Exercise instructions -
Print the material below exactly as it stands, please, from its first line to the line holding "-1.2, -0.9, 0.9];", with no pictures.

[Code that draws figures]
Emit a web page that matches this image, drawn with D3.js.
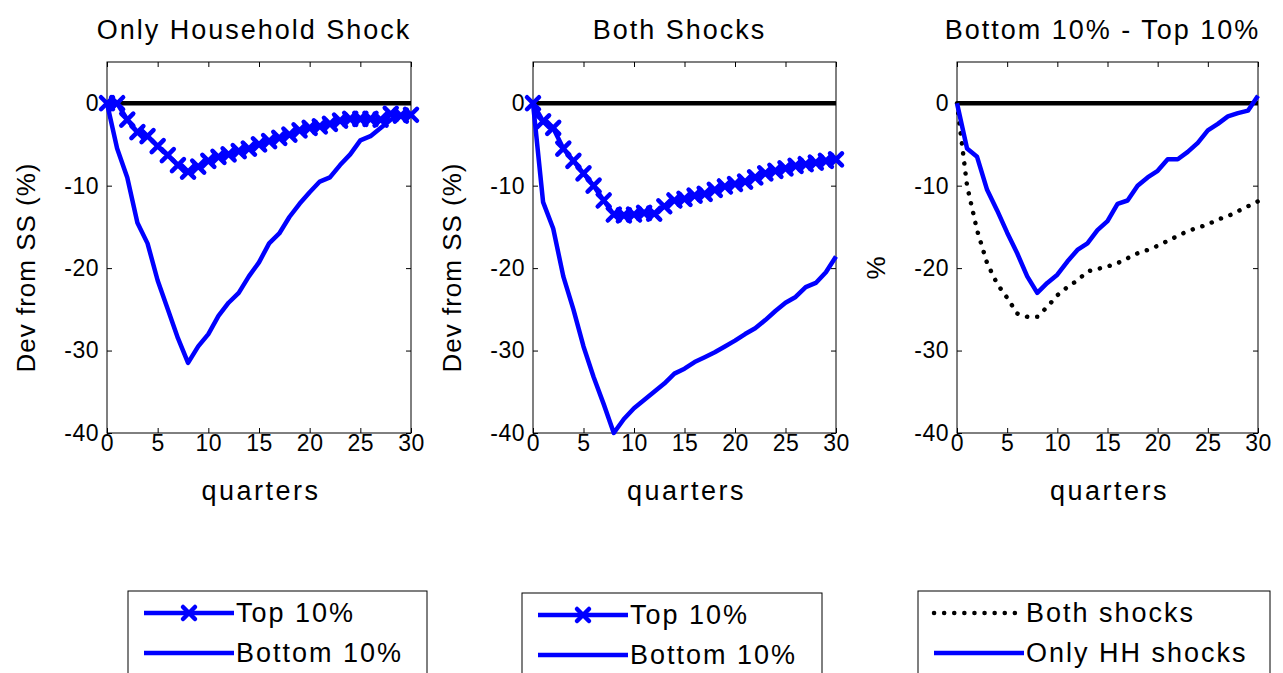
<!DOCTYPE html>
<html>
<head>
<meta charset="utf-8">
<script src="https://d3js.org/d3.v7.min.js"></script>
<style>
  body { margin: 0; background: #fff; }
  text { font-family: "Liberation Sans", Arial, sans-serif; fill: #000; }
</style>
</head>
<body>
<svg id="chart" width="1283" height="673"></svg>
<script>
var quarters = d3.range(0, 31);
var xTicks = [0, 5, 10, 15, 20, 25, 30];
var yTicks = [0, -10, -20, -30, -40];

var hhTop = [0, 0, -2, -3.5, -4, -5.2, -6.3, -7.5, -8.3, -7.7, -7, -6.5, -6.2, -5.8, -5.5, -5, -4.6, -4.2, -3.8, -3.3, -3, -2.8, -2.5, -2.1, -1.9, -1.9, -1.9, -2, -1.3, -1.5, -1.4];
var hhBottom = [0, -5.5, -9, -14.5, -17, -21.5, -25, -28.5, -31.5, -29.5, -28, -25.8, -24.2, -23, -21, -19.3, -17, -15.8, -13.8, -12.2, -10.8, -9.5, -9, -7.5, -6.2, -4.5, -4, -3, -2, -1.6, -1.5];
var bothTop = [0, -2.2, -3, -5.5, -7, -8.5, -10, -11.8, -13.5, -13.6, -13.5, -13.3, -13.4, -12.5, -11.8, -11.6, -11.2, -11, -10.5, -10.1, -9.8, -9.5, -9, -8.5, -8.2, -7.9, -7.6, -7.4, -7.2, -7, -6.8];
var bothBottom = [0, -12, -15.2, -21, -25, -29.5, -33.2, -36.5, -40, -38.3, -37, -36, -35, -34, -32.8, -32.2, -31.4, -30.8, -30.2, -29.5, -28.8, -28, -27.3, -26.3, -25.2, -24.2, -23.5, -22.3, -21.8, -20.5, -18.6];
var gapBoth = [0, -10, -15.4, -19.4, -21.9, -23.6, -25.5, -25.9, -25.9, -24.7, -23.3, -22.3, -21.5, -20.4, -20.1, -19.8, -19.4, -18.8, -18.2, -17.8, -17.3, -16.7, -16.1, -15.5, -15.1, -14.7, -14.1, -13.7, -13.1, -12.5, -11.9];
var gapHH = [0, -5.5, -6.5, -10.5, -13, -15.7, -18.2, -21, -23, -21.8, -20.8, -19.2, -17.8, -17, -15.4, -14.3, -12.2, -11.8, -10, -9, -8.2, -6.8, -6.8, -5.9, -4.8, -3.3, -2.5, -1.6, -1.2, -0.9, 0.9];

var panels = [
  { title: "Only Household Shock", ylabel: "Dev from SS (%)", left: 107, right: 411,
    series: [{ v: hhTop, style: "cross" }, { v: hhBottom, style: "solid" }],
    legend: { x: 128, y: 591, w: 299, items: [["Top 10%", "cross"], ["Bottom 10%", "solid"]] } },
  { title: "Both Shocks", ylabel: "Dev from SS (%)", left: 533, right: 836,
    series: [{ v: bothTop, style: "cross" }, { v: bothBottom, style: "solid" }],
    legend: { x: 522, y: 593, w: 300, items: [["Top 10%", "cross"], ["Bottom 10%", "solid"]] } },
  { title: "Bottom 10% - Top 10%", ylabel: "%", left: 957, right: 1258,
    series: [{ v: gapBoth, style: "dot" }, { v: gapHH, style: "solid" }],
    legend: { x: 918, y: 591, w: 352, items: [["Both shocks", "dot"], ["Only HH shocks", "solid"]] } }
];

var svg = d3.select("#chart");
var plotTop = 62, plotBottom = 433;
var y = d3.scaleLinear().domain([-40, 5]).range([plotBottom, plotTop]);

panels.forEach(function (p) {
  var x = d3.scaleLinear().domain([0, 30]).range([p.left, p.right]);
  var g = svg.append("g");

  g.append("rect").attr("x", p.left).attr("y", plotTop)
    .attr("width", p.right - p.left).attr("height", plotBottom - plotTop)
    .attr("fill", "none").attr("stroke", "#000").attr("stroke-width", 1);

  var ax = g.append("g").attr("transform", "translate(0," + plotBottom + ")")
    .call(d3.axisBottom(x).tickValues(xTicks).tickSizeInner(-5).tickSizeOuter(0).tickPadding(4).tickFormat(String));
  var axT = g.append("g").attr("transform", "translate(0," + plotTop + ")")
    .call(d3.axisTop(x).tickValues(xTicks).tickSizeInner(-5).tickSizeOuter(0).tickFormat(""));
  var ay = g.append("g").attr("transform", "translate(" + p.left + ",0)")
    .call(d3.axisLeft(y).tickValues(yTicks).tickSizeInner(-5).tickSizeOuter(0).tickPadding(8).tickFormat(String));
  var ayR = g.append("g").attr("transform", "translate(" + p.right + ",0)")
    .call(d3.axisRight(y).tickValues(yTicks).tickSizeInner(-5).tickSizeOuter(0).tickFormat(""));
  [ax, axT, ay, ayR].forEach(function (a) {
    a.select(".domain").remove();
    a.selectAll("text").style("font-size", "23px").style("letter-spacing", "0.5px")
      .style("font-family", "Liberation Sans, Arial, sans-serif");
  });
  ax.selectAll("text").attr("dy", "0.6em");

  g.append("text").attr("x", (p.left + p.right) / 2 - 5).attr("y", 39)
    .attr("text-anchor", "middle").style("font-size", "27px").style("letter-spacing", "2px").text(p.title);
  g.append("text").attr("x", (p.left + p.right) / 2 + 2).attr("y", 500)
    .attr("text-anchor", "middle").style("font-size", "27px").style("letter-spacing", "2.5px").text("quarters");
  g.append("text").attr("transform", "translate(" + (p.left - 72) + "," + ((plotTop + plotBottom) / 2 + 20) + ") rotate(-90)")
    .attr("text-anchor", "middle").style("font-size", "26px").style("letter-spacing", "1px").text(p.ylabel);

  // zero line
  g.append("line").attr("x1", x(0)).attr("x2", x(30)).attr("y1", y(0)).attr("y2", y(0))
    .attr("stroke", "#000").attr("stroke-width", 4.5);

  var line = d3.line().x(function (d, i) { return x(quarters[i]); }).y(function (d) { return y(d); });

  p.series.forEach(function (s) {
    if (s.style === "dot") {
      g.append("path").attr("d", line(s.v)).attr("fill", "none").attr("stroke", "#000")
        .attr("stroke-width", 4.5).attr("stroke-linecap", "round").attr("stroke-dasharray", "0.1 10");
      return;
    }
    g.append("path").attr("d", line(s.v)).attr("fill", "none").attr("stroke", "#0000ff")
      .attr("stroke-width", 4.5).attr("stroke-linejoin", "round");
    if (s.style === "cross") {
      g.selectAll(null).data(s.v).enter().append("path")
        .attr("transform", function (d, i) { return "translate(" + x(quarters[i]) + "," + y(d) + ")"; })
        .attr("d", "M-6,-6L6,6M-6,6L6,-6")
        .attr("stroke", "#0000ff").attr("stroke-width", 4.5).attr("stroke-linecap", "round");
    }
  });

  // legend
  var L = p.legend;
  var lg = svg.append("g");
  lg.append("rect").attr("x", L.x).attr("y", L.y).attr("width", L.w).attr("height", 100)
    .attr("fill", "#fff").attr("stroke", "#000").attr("stroke-width", 1);
  L.items.forEach(function (it, i) {
    var cy = L.y + 22 + i * 40;
    var x1 = L.x + 16, x2 = L.x + 106;
    var seg = lg.append("line").attr("x1", x1).attr("x2", x2).attr("y1", cy).attr("y2", cy)
      .attr("stroke-width", 4.5);
    if (it[1] === "dot") {
      seg.attr("stroke", "#000").attr("stroke-linecap", "round").attr("stroke-dasharray", "0.1 10");
    } else {
      seg.attr("stroke", "#0000ff");
    }
    if (it[1] === "cross") {
      lg.append("path").attr("transform", "translate(" + ((x1 + x2) / 2) + "," + cy + ")")
        .attr("d", "M-6,-6L6,6M-6,6L6,-6").attr("stroke", "#0000ff")
        .attr("stroke-width", 4.5).attr("stroke-linecap", "round");
    }
    lg.append("text").attr("x", x2 + 2).attr("y", cy + 9).style("font-size", "27px").style("letter-spacing", "2px").text(it[0]);
  });
});
</script>
</body>
</html>
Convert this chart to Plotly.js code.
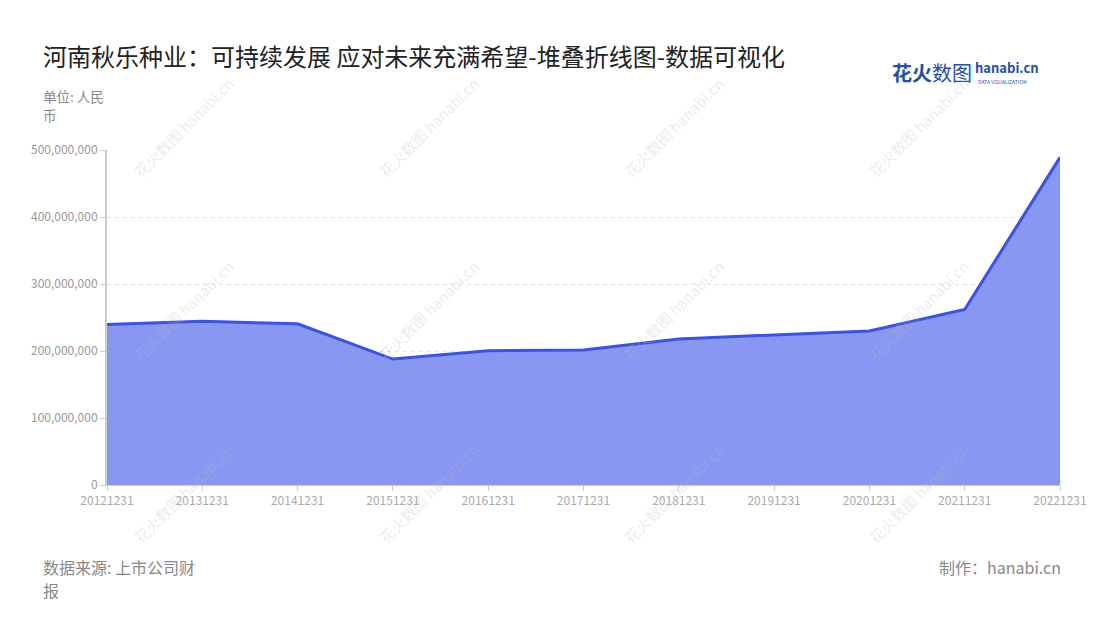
<!DOCTYPE html>
<html>
<head>
<meta charset="utf-8">
<script src="https://cdn.plot.ly/plotly-3.0.1.min.js"></script>
<style>
html,body{margin:0;padding:0;background:#fff;}
#chart{width:1100px;height:620px;}
</style>
</head>
<body>
<div id="chart"></div>
<script>
var categories = ["20121231","20131231","20141231","20151231","20161231","20171231","20181231","20191231","20201231","20211231","20221231"];
var values = [239500000, 244500000, 240500000, 188000000, 200500000, 201500000, 218000000, 224000000, 230000000, 262000000, 489000000];
var yTicks = [0, 100000000, 200000000, 300000000, 400000000, 500000000];

var FONT = '"Noto Sans CJK SC", "Noto Sans", sans-serif';

var trace = {
  type: 'scatter',
  mode: 'lines',
  x: categories,
  y: values,
  fill: 'tozeroy',
  fillcolor: 'rgb(136,151,241)',
  line: {color: 'rgb(58,82,232)', width: 3},
  hoverinfo: 'x+y'
};

function px2x(px){ return (px - 107) / (1060 - 107); }
function py2y(py){ return (485 - py) / (485 - 150); }

function note(text, px, py, anchor, size, color){
  return {text: text, xref: 'paper', yref: 'paper', x: px2x(px), y: py2y(py), xanchor: anchor, yanchor: 'middle', borderpad: 0, showarrow: false, font: {family: FONT, size: size, color: color}};
}

var annotations = [
  note('河南秋乐种业：可持续发展 应对未来充满希望-堆叠折线图-数据可视化', 42, 55, 'left', 24, '#222'),
  note('单位: 人民', 42, 96, 'left', 13.5, '#888'),
  note('币', 42, 115, 'left', 13.5, '#888'),
  note('数据来源: 上市公司财', 42, 567, 'left', 16, '#888'),
  note('报', 42, 590, 'left', 16, '#888'),
  note('制作：hanabi.cn', 1062, 567, 'right', 16, '#888'),
  note('<b>花火</b>数图', 891, 73, 'left', 20, '#1f4fb0'),
  note('<b>hanabi.cn</b>', 974, 68, 'left', 13, '#1f4fb0'),
  note('DATA VISUALIZATION', 977, 82, 'left', 5, '#1f4fb0')
];

// faint watermarks
var wmX = [183, 428, 673, 918];
var wmY = [127, 310, 493];
wmX.forEach(function(px){
  wmY.forEach(function(py){
    annotations.push({
      text: '花火数图 hanabi.cn',
      xref: 'paper', yref: 'paper',
      x: px2x(px),
      y: py2y(py),
      xanchor: 'center', yanchor: 'middle',
      textangle: -45, showarrow: false,
      font: {family: FONT, size: 15, color: 'rgba(190,190,190,0.3)'}
    });
  });
});

var layout = {
  width: 1100,
  height: 620,
  paper_bgcolor: '#fff',
  plot_bgcolor: '#fff',
  margin: {l: 107, r: 40, t: 150, b: 135},
  showlegend: false,
  font: {family: FONT, color: '#999'},
  xaxis: {
    type: 'category',
    range: [0, categories.length - 1],
    showgrid: false,
    showline: true,
    linecolor: '#ccc',
    linewidth: 1,
    ticks: 'outside',
    ticklen: 5,
    tickcolor: '#ccc',
    tickfont: {family: FONT, size: 12, color: '#aaa'},
    zeroline: false,
    fixedrange: true
  },
  yaxis: {
    range: [0, 500000000],
    tickvals: yTicks,
    tickformat: ',d',
    showgrid: true,
    gridcolor: '#e4e4e4',
    griddash: '4px,4px',
    gridwidth: 1,
    showline: true,
    linecolor: '#ccc',
    linewidth: 2,
    ticks: 'outside',
    ticklen: 5,
    tickcolor: '#ccc',
    tickfont: {family: FONT, size: 12, color: '#999'},
    zeroline: false,
    fixedrange: true
  },
  annotations: annotations
};

Plotly.newPlot('chart', [trace], layout, {displayModeBar: false});
</script>
</body>
</html>
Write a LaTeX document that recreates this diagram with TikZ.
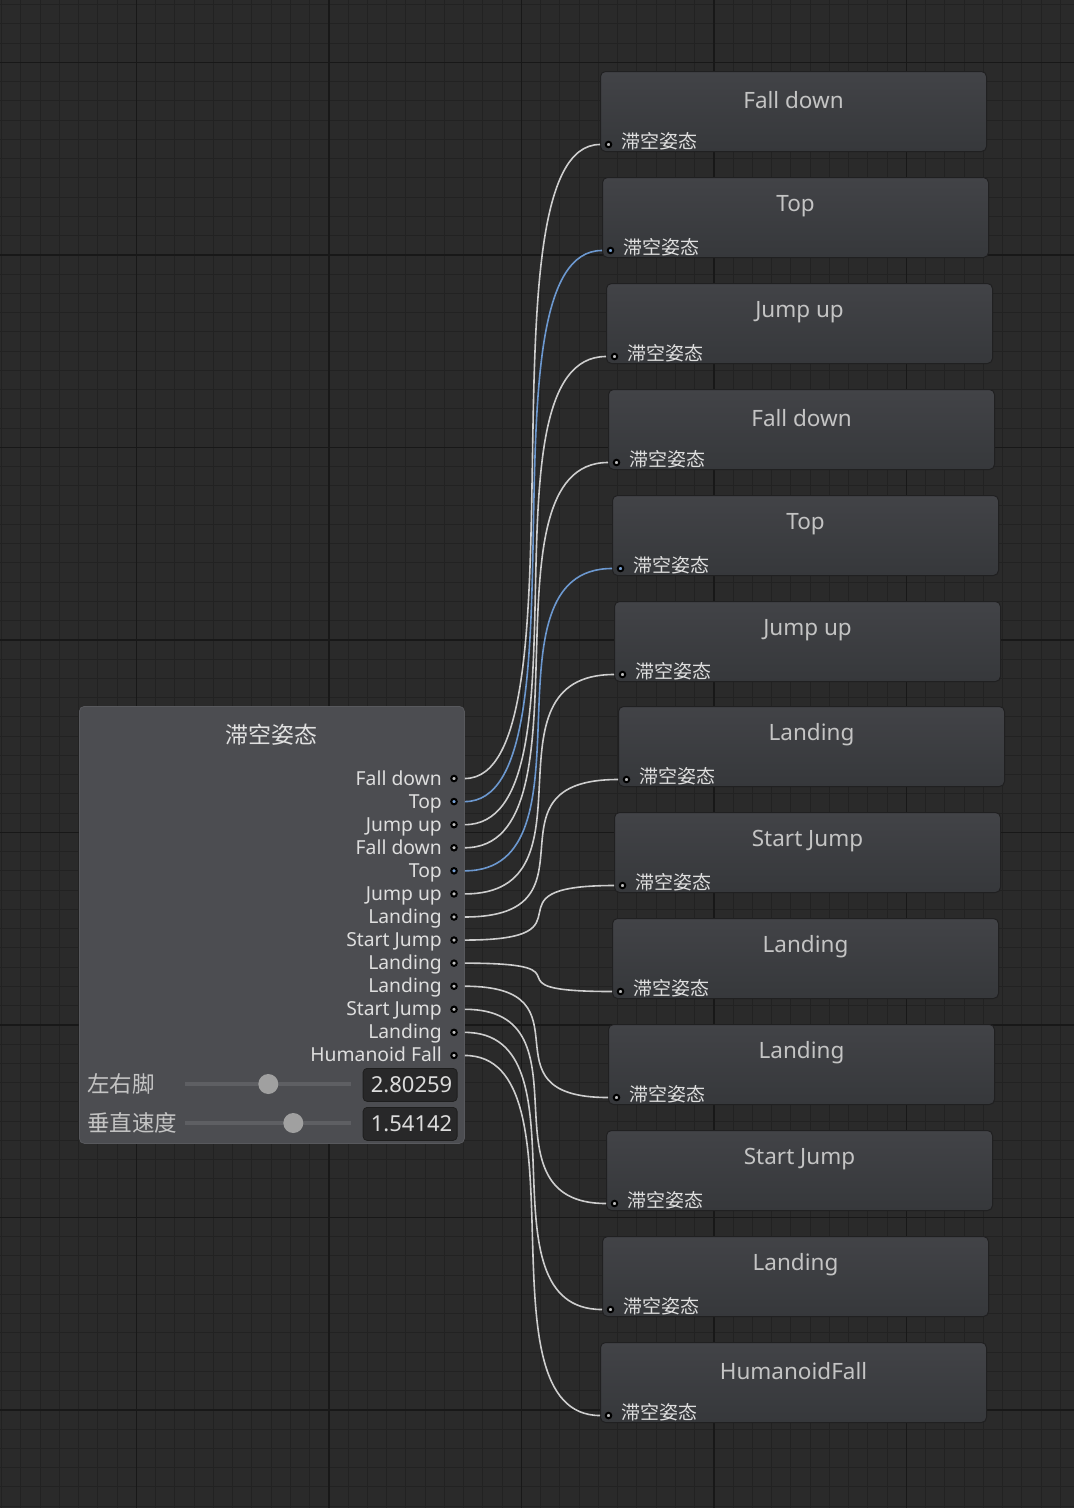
\documentclass[tikz,border=0pt]{standalone}
\usepackage{fontspec}
\setmainfont{Noto Sans}
\newfontfamily\cjk{Noto Sans CJK SC}
\definecolor{bgc}{RGB}{42,42,42}
\definecolor{gminor}{RGB}{34,34,34}
\definecolor{gmajor}{RGB}{24,24,24}
\definecolor{lnodefill}{RGB}{76,77,81}
\definecolor{lnodeline}{RGB}{88,89,93}
\definecolor{rtop}{RGB}{66,67,71}
\definecolor{rbot}{RGB}{54,56,59}
\definecolor{rline}{RGB}{32,32,33}
\definecolor{wirec}{RGB}{206,206,206}
\definecolor{wireb}{RGB}{108,152,207}
\definecolor{titlec}{RGB}{225,225,225}
\definecolor{rtitlec}{RGB}{196,196,196}
\definecolor{labelc}{RGB}{222,222,222}
\definecolor{slabelc}{RGB}{196,196,196}
\definecolor{portin}{RGB}{190,190,190}
\definecolor{portblue}{RGB}{120,160,210}
\definecolor{trackc}{RGB}{94,95,99}
\definecolor{knobc}{RGB}{160,160,160}
\definecolor{boxfill}{RGB}{40,40,41}
\definecolor{boxline}{RGB}{30,30,30}
\definecolor{valc}{RGB}{220,220,220}
\tikzset{
  lnode/.style={draw=lnodeline, line width=0.8pt, fill=lnodefill, rounded corners=5pt, inner sep=0pt},
  rnode/.style={draw=rline, line width=1pt, top color=rtop, bottom color=rbot, rounded corners=5pt, inner sep=0pt, minimum width=386pt, minimum height=80pt},
  rtitle/.style={font=\fontsize{22.5}{23}\selectfont, text=rtitlec, inner sep=0pt},
  rlabel/.style={font=\cjk\fontsize{19}{19}\selectfont, text=labelc, inner sep=0pt},
  plabel/.style={font=\fontsize{19.3}{20}\selectfont, text=labelc, inner sep=0pt},
  portdot/.style={circle, draw=black, line width=2pt, minimum size=5.5pt, inner sep=0pt},
  wire/.style={draw=wirec, line width=1.6pt},
  bwire/.style={draw=wireb, line width=1.6pt},
  slabel/.style={font=\cjk\fontsize{22.5}{23}\selectfont, text=slabelc, inner sep=0pt},
  knob/.style={circle, fill=knobc, minimum size=20pt, inner sep=0pt},
  track/.style={draw=trackc, line width=3.5pt},
  valbox/.style={draw=boxline, line width=0.8pt, fill=boxfill, rounded corners=4pt, inner sep=0pt, minimum width=94pt, minimum height=33pt},
  valtext/.style={font=\fontsize{22}{22}\selectfont, text=valc, inner sep=0pt}
}
\begin{document}
\begin{tikzpicture}[x=1pt,y=-1pt]
\fill[bgc] (0,0) rectangle (1074,1508);
\useasboundingbox (0,0) rectangle (1074,1508);
\begin{scope}
\clip (0,0) rectangle (1074,1508);
\foreach \i in {-7,...,49} \draw[gminor, line width=1.1pt] ({136.3+\i*19.25},0) -- ++(0,1508);
\foreach \i in {-3,...,75} \draw[gminor, line width=1.1pt] (0,{62.3+\i*19.25}) -- ++(1074,0);
\foreach \i in {0,...,4} \draw[gmajor, line width=1.4pt] ({136.3+\i*192.5},0) -- ++(0,1508);
\foreach \i in {0,...,7} \draw[gmajor, line width=1.4pt] (0,{62.3+\i*192.5}) -- ++(1074,0);
\end{scope}

% source node
\node[lnode, anchor=north west, minimum width=385pt, minimum height=437pt] (src) at (79,706) {};
\node[font=\cjk\fontsize{23}{23}\selectfont, text=titlec, inner sep=0pt] (srctitle) at (271.5,735) {滞空姿态};

\foreach \i/\lbl/\c in {1/Fall down/portin,2/Top/portblue,3/Jump up/portin,4/Fall down/portin,5/Top/portblue,6/Jump up/portin,7/Landing/portin,8/Start Jump/portin,9/Landing/portin,10/Landing/portin,11/Start Jump/portin,12/Landing/portin,13/Humanoid Fall/portin} {
  \pgfmathsetmacro\yy{778.5+23.08*(\i-1)}
  \node[portdot, fill=\c] (lp\i) at (454,\yy) {};
  \node[plabel, anchor=base east] (ll\i) at (442,{\yy+6.5}) {\lbl};
  \coordinate (a\i) at (src.east |- lp\i);
}

% sliders
\node[slabel, anchor=west] (s1l) at (87,1084) {左右脚};
\draw[track] (185,1084) -- (351,1084);
\node[knob] (k1) at (268.3,1084) {};
\node[valbox, anchor=north west] (v1) at (362.7,1068) {};
\node[valtext, anchor=east] (vt1) at (452.5,1084.5) {2.80259};

\node[slabel, anchor=west] (s2l) at (87,1123) {垂直速度};
\draw[track] (185,1123) -- (351,1123);
\node[knob] (k2) at (293.3,1123) {};
\node[valbox, anchor=north west] (v2) at (362.7,1107) {};
\node[valtext, anchor=east] (vt2) at (452.5,1123.5) {1.54142};

% target nodes
\foreach \i/\x/\y/\ttl/\c in {1/600/71/Fall down/portin,2/602/177/Top/portblue,3/606/283/Jump up/portin,4/608/389/Fall down/portin,5/612/495/Top/portblue,6/614/601/Jump up/portin,7/618/706/Landing/portin,8/614/812/Start Jump/portin,9/612/918/Landing/portin,10/608/1024/Landing/portin,11/606/1130/Start Jump/portin,12/602/1236/Landing/portin,13/600/1342/HumanoidFall/portin} {
  \node[rnode, anchor=north west] (r\i) at (\x,\y) {};
  \node[rtitle] (rt\i) at ([yshift=-29pt]r\i.north) {\ttl};
  \node[portdot, fill=\c] (rp\i) at ([xshift=8.5pt,yshift=7.5pt]r\i.south west) {};
  \node[rlabel, anchor=base west] (rl\i) at ([xshift=21pt,yshift=4pt]r\i.south west) {滞空姿态};
  \coordinate (b\i) at (r\i.west |- rp\i);
}

% connectors
\foreach \i/\d/\s in {1/125/wire,2/127/bwire,3/131/wire,4/132/wire,5/136/bwire,6/138/wire,7/142/wire,8/138/wire,9/136/wire,10/132/wire,11/131/wire,12/127/wire,13/125/wire}
  \draw[\s] (a\i) .. controls +(\d,0) and +(-\d,0) .. (b\i);
\end{tikzpicture}
\end{document}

Solution to the exercise -
Emit a web page that matches this image, drawn with D3.js.
<!DOCTYPE html>
<html>
<head>
<meta charset="utf-8">
<script src="https://d3js.org/d3.v7.min.js"></script>
<style>
  body { margin: 0; background: #fff; }
  text { font-family: "Liberation Sans", Arial, sans-serif; fill: #000; }
</style>
</head>
<body>
<svg id="chart" width="1283" height="673"></svg>
<script>
var quarters = d3.range(0, 31);
var xTicks = [0, 5, 10, 15, 20, 25, 30];
var yTicks = [0, -10, -20, -30, -40];

var hhTop = [0, 0, -2, -3.5, -4, -5.2, -6.3, -7.5, -8.3, -7.7, -7, -6.5, -6.2, -5.8, -5.5, -5, -4.6, -4.2, -3.8, -3.3, -3, -2.8, -2.5, -2.1, -1.9, -1.9, -1.9, -2, -1.3, -1.5, -1.4];
var hhBottom = [0, -5.5, -9, -14.5, -17, -21.5, -25, -28.5, -31.5, -29.5, -28, -25.8, -24.2, -23, -21, -19.3, -17, -15.8, -13.8, -12.2, -10.8, -9.5, -9, -7.5, -6.2, -4.5, -4, -3, -2, -1.6, -1.5];
var bothTop = [0, -2.2, -3, -5.5, -7, -8.5, -10, -11.8, -13.5, -13.6, -13.5, -13.3, -13.4, -12.5, -11.8, -11.6, -11.2, -11, -10.5, -10.1, -9.8, -9.5, -9, -8.5, -8.2, -7.9, -7.6, -7.4, -7.2, -7, -6.8];
var bothBottom = [0, -12, -15.2, -21, -25, -29.5, -33.2, -36.5, -40, -38.3, -37, -36, -35, -34, -32.8, -32.2, -31.4, -30.8, -30.2, -29.5, -28.8, -28, -27.3, -26.3, -25.2, -24.2, -23.5, -22.3, -21.8, -20.5, -18.6];
var gapBoth = [0, -10, -15.4, -19.4, -21.9, -23.6, -25.5, -25.9, -25.9, -24.7, -23.3, -22.3, -21.5, -20.4, -20.1, -19.8, -19.4, -18.8, -18.2, -17.8, -17.3, -16.7, -16.1, -15.5, -15.1, -14.7, -14.1, -13.7, -13.1, -12.5, -11.9];
var gapHH = [0, -5.5, -6.5, -10.5, -13, -15.7, -18.2, -21, -23, -21.8, -20.8, -19.2, -17.8, -17, -15.4, -14.3, -12.2, -11.8, -10, -9, -8.2, -6.8, -6.8, -5.9, -4.8, -3.3, -2.5, -1.6, -1.2, -0.9, 0.9];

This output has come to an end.